**Collected data:**
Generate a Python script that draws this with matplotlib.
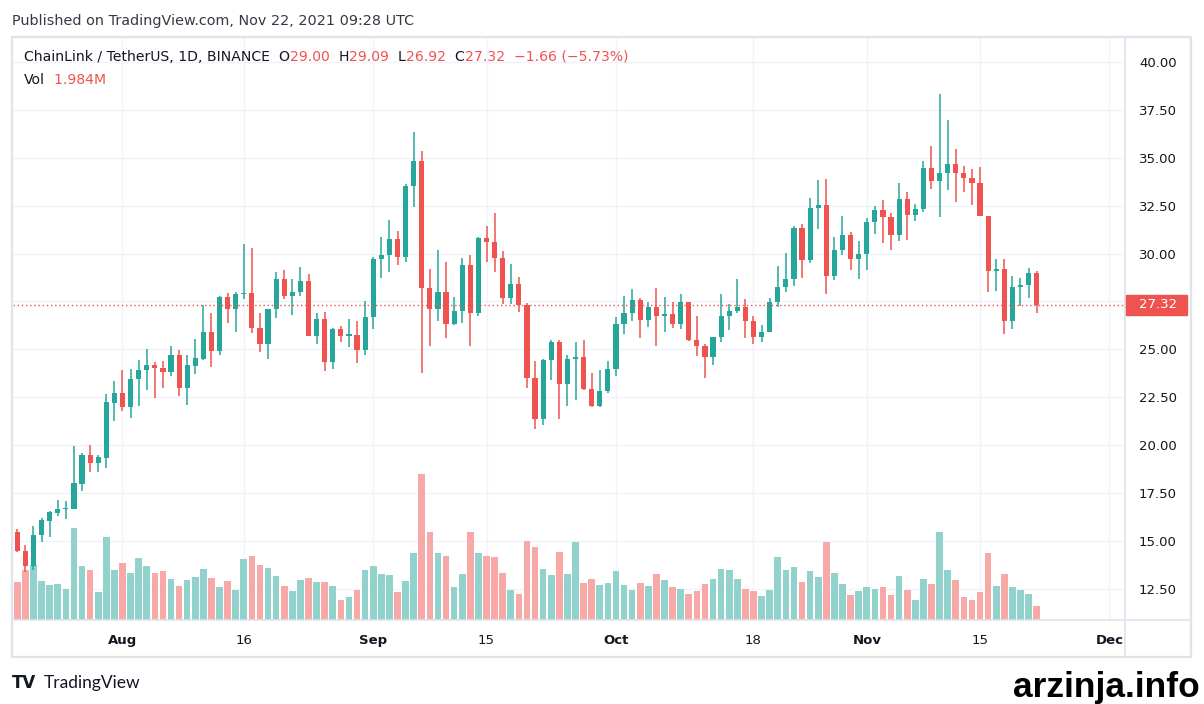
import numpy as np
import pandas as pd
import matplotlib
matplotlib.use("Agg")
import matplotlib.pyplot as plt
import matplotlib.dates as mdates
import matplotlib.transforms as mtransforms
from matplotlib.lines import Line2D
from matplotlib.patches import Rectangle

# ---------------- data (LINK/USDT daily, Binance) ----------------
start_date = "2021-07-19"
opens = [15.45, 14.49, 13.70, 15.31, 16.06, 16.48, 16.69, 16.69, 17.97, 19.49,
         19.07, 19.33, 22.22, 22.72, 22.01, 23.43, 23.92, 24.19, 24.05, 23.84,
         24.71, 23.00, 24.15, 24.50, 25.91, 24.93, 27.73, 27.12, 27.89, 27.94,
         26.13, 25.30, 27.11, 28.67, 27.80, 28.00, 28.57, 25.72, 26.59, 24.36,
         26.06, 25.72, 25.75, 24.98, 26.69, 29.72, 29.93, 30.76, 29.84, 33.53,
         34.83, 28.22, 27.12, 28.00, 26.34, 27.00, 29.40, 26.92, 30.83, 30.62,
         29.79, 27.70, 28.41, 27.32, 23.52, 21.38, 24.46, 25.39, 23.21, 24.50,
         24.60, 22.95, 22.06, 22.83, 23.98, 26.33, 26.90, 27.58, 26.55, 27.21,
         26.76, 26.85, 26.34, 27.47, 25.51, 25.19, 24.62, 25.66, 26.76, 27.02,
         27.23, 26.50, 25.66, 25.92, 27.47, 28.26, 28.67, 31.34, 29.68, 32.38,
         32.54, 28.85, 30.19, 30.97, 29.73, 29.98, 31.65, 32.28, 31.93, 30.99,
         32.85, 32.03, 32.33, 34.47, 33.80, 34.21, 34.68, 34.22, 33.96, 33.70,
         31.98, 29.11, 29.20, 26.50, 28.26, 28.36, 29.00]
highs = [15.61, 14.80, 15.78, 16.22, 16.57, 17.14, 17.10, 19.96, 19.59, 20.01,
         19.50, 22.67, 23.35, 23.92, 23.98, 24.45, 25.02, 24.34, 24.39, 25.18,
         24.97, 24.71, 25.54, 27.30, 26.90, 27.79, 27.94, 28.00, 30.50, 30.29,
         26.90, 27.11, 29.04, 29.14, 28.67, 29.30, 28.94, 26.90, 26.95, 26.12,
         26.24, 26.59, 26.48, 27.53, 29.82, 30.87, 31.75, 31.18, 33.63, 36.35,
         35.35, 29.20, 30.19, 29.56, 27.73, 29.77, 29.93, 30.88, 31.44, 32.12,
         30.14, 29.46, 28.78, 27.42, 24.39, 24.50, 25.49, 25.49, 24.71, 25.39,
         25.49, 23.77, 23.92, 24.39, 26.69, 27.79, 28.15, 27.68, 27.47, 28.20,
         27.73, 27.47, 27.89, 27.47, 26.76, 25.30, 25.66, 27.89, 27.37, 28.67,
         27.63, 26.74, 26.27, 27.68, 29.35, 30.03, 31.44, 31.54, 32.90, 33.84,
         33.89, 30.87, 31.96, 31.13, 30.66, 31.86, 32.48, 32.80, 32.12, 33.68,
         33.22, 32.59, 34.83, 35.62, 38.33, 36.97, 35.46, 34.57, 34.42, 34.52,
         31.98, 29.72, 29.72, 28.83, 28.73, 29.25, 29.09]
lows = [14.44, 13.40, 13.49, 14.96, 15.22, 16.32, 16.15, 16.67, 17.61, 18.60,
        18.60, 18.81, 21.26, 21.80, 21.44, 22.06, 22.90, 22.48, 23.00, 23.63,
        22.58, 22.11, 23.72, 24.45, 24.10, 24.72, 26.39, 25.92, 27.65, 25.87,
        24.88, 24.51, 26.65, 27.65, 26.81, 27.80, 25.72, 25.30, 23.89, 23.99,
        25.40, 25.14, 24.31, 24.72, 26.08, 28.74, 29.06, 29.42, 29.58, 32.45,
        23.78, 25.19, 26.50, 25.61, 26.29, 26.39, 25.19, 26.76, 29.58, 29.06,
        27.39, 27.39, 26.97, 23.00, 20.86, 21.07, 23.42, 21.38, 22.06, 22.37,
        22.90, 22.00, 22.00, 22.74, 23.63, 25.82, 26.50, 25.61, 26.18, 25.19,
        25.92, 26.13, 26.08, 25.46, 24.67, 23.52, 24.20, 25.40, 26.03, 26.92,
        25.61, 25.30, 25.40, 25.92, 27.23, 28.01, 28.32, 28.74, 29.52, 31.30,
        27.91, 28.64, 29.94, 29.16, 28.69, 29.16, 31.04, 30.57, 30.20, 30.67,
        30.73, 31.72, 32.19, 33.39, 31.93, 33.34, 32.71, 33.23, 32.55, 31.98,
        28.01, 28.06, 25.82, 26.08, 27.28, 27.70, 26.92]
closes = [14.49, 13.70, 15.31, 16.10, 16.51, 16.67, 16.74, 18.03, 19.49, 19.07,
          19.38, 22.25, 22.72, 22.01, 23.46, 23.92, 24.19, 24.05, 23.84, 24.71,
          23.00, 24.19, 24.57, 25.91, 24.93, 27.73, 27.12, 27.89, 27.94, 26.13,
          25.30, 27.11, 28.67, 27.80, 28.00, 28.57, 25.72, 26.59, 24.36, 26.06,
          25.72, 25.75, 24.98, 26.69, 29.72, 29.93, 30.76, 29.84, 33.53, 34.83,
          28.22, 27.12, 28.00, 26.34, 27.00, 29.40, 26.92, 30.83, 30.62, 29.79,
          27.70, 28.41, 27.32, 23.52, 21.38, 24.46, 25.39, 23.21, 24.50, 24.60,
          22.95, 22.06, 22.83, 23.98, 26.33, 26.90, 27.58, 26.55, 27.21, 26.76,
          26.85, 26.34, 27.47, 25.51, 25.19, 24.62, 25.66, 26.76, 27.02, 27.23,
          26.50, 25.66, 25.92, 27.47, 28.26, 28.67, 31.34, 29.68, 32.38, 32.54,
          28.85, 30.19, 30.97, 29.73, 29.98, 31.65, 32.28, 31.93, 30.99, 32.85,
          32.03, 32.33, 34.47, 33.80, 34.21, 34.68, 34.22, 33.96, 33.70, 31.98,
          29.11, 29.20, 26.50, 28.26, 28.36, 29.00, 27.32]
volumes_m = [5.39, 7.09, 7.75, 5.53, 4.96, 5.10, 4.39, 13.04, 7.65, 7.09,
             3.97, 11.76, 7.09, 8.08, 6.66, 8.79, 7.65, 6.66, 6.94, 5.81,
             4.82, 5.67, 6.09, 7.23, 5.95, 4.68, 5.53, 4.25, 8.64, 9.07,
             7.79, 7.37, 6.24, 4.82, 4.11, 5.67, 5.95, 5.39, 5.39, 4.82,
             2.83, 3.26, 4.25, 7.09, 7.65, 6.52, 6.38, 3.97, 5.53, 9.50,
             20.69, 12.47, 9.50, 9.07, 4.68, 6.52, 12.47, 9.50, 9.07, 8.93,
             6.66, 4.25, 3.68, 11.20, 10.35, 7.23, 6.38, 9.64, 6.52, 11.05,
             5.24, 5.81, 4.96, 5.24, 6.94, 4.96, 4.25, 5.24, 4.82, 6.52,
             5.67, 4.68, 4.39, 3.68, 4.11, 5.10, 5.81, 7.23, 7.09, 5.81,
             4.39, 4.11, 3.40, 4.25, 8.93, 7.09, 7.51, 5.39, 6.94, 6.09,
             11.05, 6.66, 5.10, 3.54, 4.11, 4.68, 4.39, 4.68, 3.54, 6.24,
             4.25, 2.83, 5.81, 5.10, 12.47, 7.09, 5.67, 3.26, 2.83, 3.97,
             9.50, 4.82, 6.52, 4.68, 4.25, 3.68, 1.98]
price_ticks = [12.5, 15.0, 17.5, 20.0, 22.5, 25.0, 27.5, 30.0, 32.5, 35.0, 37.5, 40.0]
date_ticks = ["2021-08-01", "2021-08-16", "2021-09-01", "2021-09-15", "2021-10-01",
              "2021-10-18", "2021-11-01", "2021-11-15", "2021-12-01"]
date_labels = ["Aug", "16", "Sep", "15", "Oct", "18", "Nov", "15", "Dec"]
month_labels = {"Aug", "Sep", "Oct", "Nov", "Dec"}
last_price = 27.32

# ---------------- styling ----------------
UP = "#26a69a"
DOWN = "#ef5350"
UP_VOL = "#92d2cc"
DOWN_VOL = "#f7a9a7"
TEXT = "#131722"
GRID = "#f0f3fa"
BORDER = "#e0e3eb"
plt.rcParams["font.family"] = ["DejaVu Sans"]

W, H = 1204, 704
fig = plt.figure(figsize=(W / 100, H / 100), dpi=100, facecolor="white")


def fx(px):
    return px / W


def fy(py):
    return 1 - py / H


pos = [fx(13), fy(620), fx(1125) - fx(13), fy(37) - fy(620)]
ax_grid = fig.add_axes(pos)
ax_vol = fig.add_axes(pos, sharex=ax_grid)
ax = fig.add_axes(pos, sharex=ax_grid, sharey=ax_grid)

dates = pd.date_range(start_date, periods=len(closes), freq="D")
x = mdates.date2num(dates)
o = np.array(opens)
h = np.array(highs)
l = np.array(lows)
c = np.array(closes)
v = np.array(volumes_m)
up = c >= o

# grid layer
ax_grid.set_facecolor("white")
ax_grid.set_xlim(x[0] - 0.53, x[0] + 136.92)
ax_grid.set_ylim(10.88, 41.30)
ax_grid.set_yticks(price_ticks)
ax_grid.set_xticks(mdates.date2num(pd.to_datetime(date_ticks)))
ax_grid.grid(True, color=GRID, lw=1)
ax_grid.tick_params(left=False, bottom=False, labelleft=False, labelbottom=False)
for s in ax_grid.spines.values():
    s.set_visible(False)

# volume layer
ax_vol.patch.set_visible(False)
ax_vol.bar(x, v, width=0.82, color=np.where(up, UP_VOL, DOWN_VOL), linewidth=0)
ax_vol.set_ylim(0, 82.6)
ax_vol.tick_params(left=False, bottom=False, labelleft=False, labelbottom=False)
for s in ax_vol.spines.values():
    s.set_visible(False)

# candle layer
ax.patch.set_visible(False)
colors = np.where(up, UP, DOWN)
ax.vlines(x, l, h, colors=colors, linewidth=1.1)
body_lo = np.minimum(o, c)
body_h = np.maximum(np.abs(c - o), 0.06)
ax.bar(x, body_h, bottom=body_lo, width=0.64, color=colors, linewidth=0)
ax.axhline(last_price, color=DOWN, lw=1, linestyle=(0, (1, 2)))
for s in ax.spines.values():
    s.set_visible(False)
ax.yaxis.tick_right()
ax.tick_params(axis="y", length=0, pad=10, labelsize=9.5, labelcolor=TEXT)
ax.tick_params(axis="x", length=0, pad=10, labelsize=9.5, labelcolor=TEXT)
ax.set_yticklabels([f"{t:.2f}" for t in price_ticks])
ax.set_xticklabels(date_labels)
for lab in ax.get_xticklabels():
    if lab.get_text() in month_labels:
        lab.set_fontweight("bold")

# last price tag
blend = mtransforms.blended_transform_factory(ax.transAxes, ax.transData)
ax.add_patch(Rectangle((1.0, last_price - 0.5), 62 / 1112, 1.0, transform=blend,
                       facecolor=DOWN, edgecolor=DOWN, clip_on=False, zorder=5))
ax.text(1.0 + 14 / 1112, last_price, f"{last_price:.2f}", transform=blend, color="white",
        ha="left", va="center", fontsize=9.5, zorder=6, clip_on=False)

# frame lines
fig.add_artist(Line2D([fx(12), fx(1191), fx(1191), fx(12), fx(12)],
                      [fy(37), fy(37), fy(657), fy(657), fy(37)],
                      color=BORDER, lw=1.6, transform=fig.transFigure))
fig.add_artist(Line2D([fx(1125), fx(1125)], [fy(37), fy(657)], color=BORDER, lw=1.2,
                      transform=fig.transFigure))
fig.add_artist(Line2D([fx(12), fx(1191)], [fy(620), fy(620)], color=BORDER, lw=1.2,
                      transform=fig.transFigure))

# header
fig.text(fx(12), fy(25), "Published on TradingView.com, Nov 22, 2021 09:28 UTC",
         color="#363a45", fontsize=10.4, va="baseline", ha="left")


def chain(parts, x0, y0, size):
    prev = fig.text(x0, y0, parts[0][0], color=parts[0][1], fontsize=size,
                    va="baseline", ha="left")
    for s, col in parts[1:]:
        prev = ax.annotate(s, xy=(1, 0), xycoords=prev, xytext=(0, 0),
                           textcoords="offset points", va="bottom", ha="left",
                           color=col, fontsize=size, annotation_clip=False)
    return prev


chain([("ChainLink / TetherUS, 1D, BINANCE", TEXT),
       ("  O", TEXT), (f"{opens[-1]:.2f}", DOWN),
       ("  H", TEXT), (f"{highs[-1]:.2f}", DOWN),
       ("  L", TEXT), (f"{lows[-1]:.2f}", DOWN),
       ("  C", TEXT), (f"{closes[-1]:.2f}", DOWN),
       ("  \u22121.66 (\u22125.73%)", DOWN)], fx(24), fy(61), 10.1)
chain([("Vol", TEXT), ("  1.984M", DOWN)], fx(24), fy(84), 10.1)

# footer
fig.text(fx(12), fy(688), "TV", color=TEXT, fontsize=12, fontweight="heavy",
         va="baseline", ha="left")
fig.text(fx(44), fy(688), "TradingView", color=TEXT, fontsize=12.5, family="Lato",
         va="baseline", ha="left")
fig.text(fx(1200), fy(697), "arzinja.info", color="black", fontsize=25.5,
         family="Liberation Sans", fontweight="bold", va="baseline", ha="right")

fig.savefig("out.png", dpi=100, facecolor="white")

**Short task:** Copy nothing but the lines from the top of the data down to the line containing "from matplotlib.patches import Rectangle", and leave the pictures out.

**Response for this exercise:**
Generate a Python script that draws this with matplotlib.
import numpy as np
import pandas as pd
import matplotlib
matplotlib.use("Agg")
import matplotlib.pyplot as plt
import matplotlib.dates as mdates
import matplotlib.transforms as mtransforms
from matplotlib.lines import Line2D
from matplotlib.patches import Rectangle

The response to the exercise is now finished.